Here is my pseudo code

function $countPartitions( n : nat, k: nat ) $

pre $0 \le k \le n$
post result = the number of ways to partition a set of size $n$ into $k$ nonempty subsets

if $n > 0$ and $k=0$ then 0
| $k = n$ then 1
| $0 < r < n$ then $countPartitions( n-1, k-1) + k \times countPartitions( n-1, k)$
end if

Code

And here is the Python 3 code

In [18]:
def countPartitionsMine( n, k ):
    """
    Pre: k and n are integers such that 0 <= k and k <= n
    Post: result == the number of ways to partition a set of size n into k nonempty subsets.
    """
    assert isinstance(n, int) and n >= 0
    assert isinstance(k, int) and 0 <= k and k <= n
    if k == n : return 1
    elif k == 0: return 0
    else: return countPartitionsMine(n-1, k-1) + k*countPartitionsMine(n-1, k)

Test

In [19]:
countPartitionsMine(0, 0)
Out[19]:
1
In [20]:
countPartitionsMine(4, 0)
Out[20]:
0
In [21]:
countPartitionsMine(4, 1)
Out[21]:
1
In [22]:
countPartitionsMine(4, 2)
Out[22]:
7
In [23]:
countPartitionsMine(4, 3)
Out[23]:
6
In [24]:
countPartitionsMine(4, 4)
Out[24]:
1

Next we'll compare with the whole table

In [25]:
s2 = [ [1], [0, 1], [0, 1, 1], [0, 1, 3, 1], [0, 1, 7, 6, 1], [0, 1, 15, 25, 10, 1], [0, 1, 31, 90, 65, 15, 1]]
failures = set()
for n in range(0, 7) :
    for r in range(0, n+1):
        result = countPartitionsMine(n,r)
        print("S(", n, ",", r, ") =", result, end=" " )
        if result != s2[n][r]: failures.add( (n, r) ) 
    print()
if len(failures) == 0 : print( "PASSED")
else: print( "FAILED on these inputs: ", failures )
S( 0 , 0 ) = 1 
S( 1 , 0 ) = 0 S( 1 , 1 ) = 1 
S( 2 , 0 ) = 0 S( 2 , 1 ) = 1 S( 2 , 2 ) = 1 
S( 3 , 0 ) = 0 S( 3 , 1 ) = 1 S( 3 , 2 ) = 3 S( 3 , 3 ) = 1 
S( 4 , 0 ) = 0 S( 4 , 1 ) = 1 S( 4 , 2 ) = 7 S( 4 , 3 ) = 6 S( 4 , 4 ) = 1 
S( 5 , 0 ) = 0 S( 5 , 1 ) = 1 S( 5 , 2 ) = 15 S( 5 , 3 ) = 25 S( 5 , 4 ) = 10 S( 5 , 5 ) = 1 
S( 6 , 0 ) = 0 S( 6 , 1 ) = 1 S( 6 , 2 ) = 31 S( 6 , 3 ) = 90 S( 6 , 4 ) = 65 S( 6 , 5 ) = 15 S( 6 , 6 ) = 1 
PASSED

Going further

As with combinations, the straightforward recursive solution that I've used is very inefficient.

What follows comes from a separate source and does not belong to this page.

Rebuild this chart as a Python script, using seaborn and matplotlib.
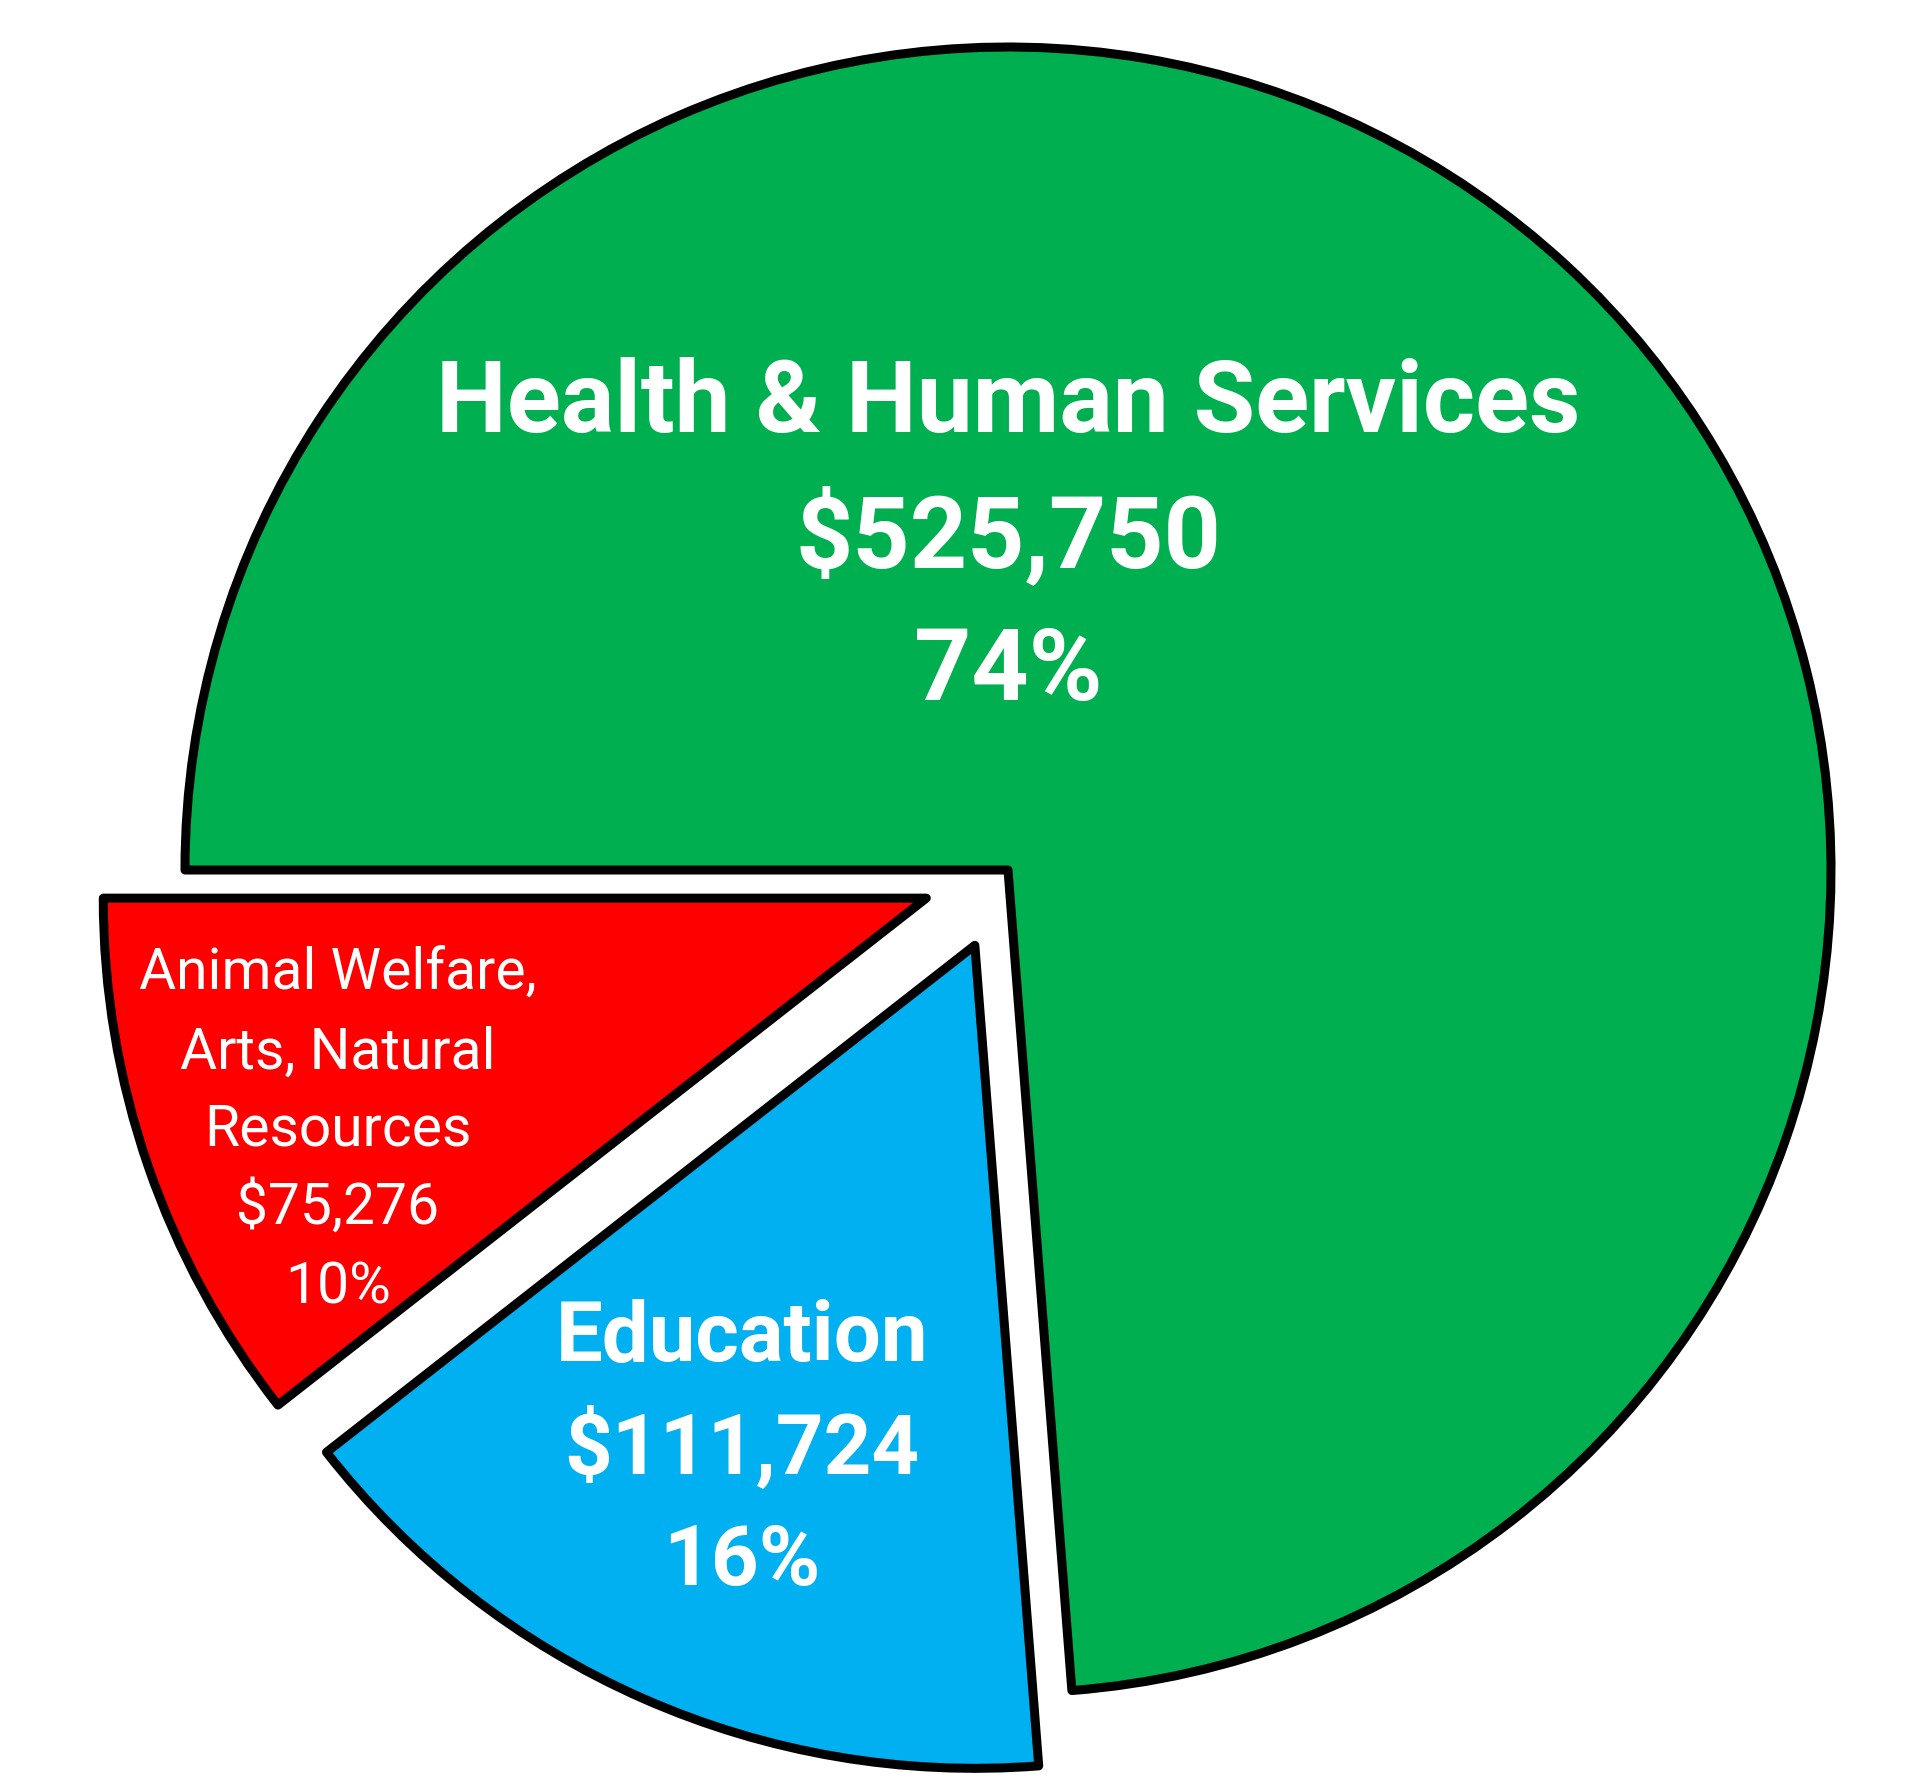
import matplotlib
matplotlib.use("Agg")
import matplotlib.pyplot as plt
import seaborn as sns

# ---- data ----
categories = ["Health & Human Services", "Education", "Animal Welfare,\nArts, Natural\nResources"]
amounts = [525750, 111724, 75276]
percents = [74, 16, 10]
colors = ["#00B050", "#00B0F0", "#FF0000"]

sns.set_theme(style="white")
plt.rcParams["font.family"] = ["Roboto", "DejaVu Sans"]

W, H, DPI = 1908, 1780, 100
fig = plt.figure(figsize=(W / DPI, H / DPI), dpi=DPI)
fig.patch.set_facecolor("white")
ax = fig.add_axes([0, 0, 1, 1])

# pie geometry in pixels
CX, CY, R = 1008, 870, 823

wedges, _ = ax.pie(
    amounts,
    colors=colors,
    startangle=180,
    counterclock=False,
    explode=[0, 0.1, 0.105],
    radius=1,
    wedgeprops=dict(edgecolor="black", linewidth=6.5, joinstyle="round"),
)

ax.set_xlim(-CX / R, (W - CX) / R)
ax.set_ylim(-(H - CY) / R, CY / R)
ax.set_aspect("equal")
ax.axis("off")


def to_data(px, py):
    return (px - CX) / R, (CY - py) / R


def label_lines(i):
    return categories[i].split("\n") + [f"${amounts[i]:,}", f"{percents[i]}%"]


# Health & Human Services
for line, by in zip(label_lines(0), [432, 567, 700]):
    x, y = to_data(1008, by)
    ax.text(x, y, line, ha="center", va="baseline", color="white",
            fontsize=72, fontweight="bold")

# Education
for line, by in zip(label_lines(1), [1361, 1474, 1585]):
    x, y = to_data(742, by)
    ax.text(x, y, line, ha="center", va="baseline", color="white",
            fontsize=60, fontweight="bold")

# Animal Welfare, Arts, Natural Resources
for line, by in zip(label_lines(2), [989, 1069, 1146, 1224, 1303]):
    x, y = to_data(338, by)
    ax.text(x, y, line, ha="center", va="baseline", color="white",
            fontsize=41)

fig.savefig("out.png", dpi=DPI, facecolor="white")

I'm going to ignore this problem for now. The point of these exercises is to get comfortable with creating correct recursive solutions without worrying about efficiency. Later we'll come back to the problem of making this solution efficient by using a technique called "memoization".